I saw what skill was needed, and persistence — how one must bend one’s spine, like a hoop, over the page — the long labor. I saw the difference between doing nothing, or doing a little, and the redemptive act of true effort. Reading, then writing, then desiring to write well, shaped in me that most joyful of circumstances — a passion for work.

And, powerfully, this:

You must not ever stop being whimsical. And you must not, ever, give anyone else the responsibility for your life.

If you and I are blown in any direction, sometimes we can’t tack back on course, if there ever was one. We cannot, if we wish to live a life of purpose, expect others to do our work, any more than I can do my ex’s work for him. He must do it, and face all the internal monsters and naysayers that live within, as we all must do, if we wish to live a passionate existence.

This time around with the ex, I loved myself enough to quietly close the door on him. I listen to the birds this morning, the mournful wail of the train. A year ago today, I was staying in the top floor of the Eugene Hostel in Whitaker, that train barely a few blocks away. Now I live in a small forest, embraced by Nature in all directions.

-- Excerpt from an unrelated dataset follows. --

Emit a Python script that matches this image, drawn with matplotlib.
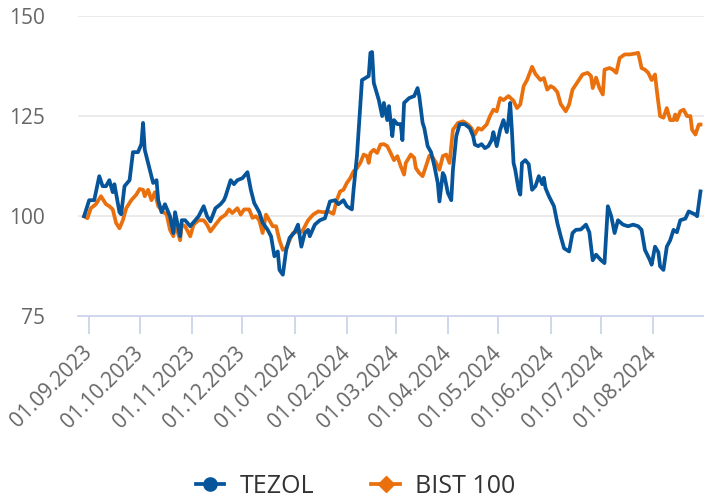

The cool air rises from the sprinklers misting the rhododendrons in my garden, birds flock to my feeders and birdbaths, and I am starting to plan my next Big Adventures.

You will do what you are serious about. If you are serious about avoiding discomfort, you won’t reap results. If you are serious about limiting risk, you won’t “get” to do anything that I am doing, like the adventure travel.

Average folks are quite sincere.

People who get results are serious.

Again, the great Mary Oliver:

Tell me,

what is it you plan to do

with your one wild and precious life?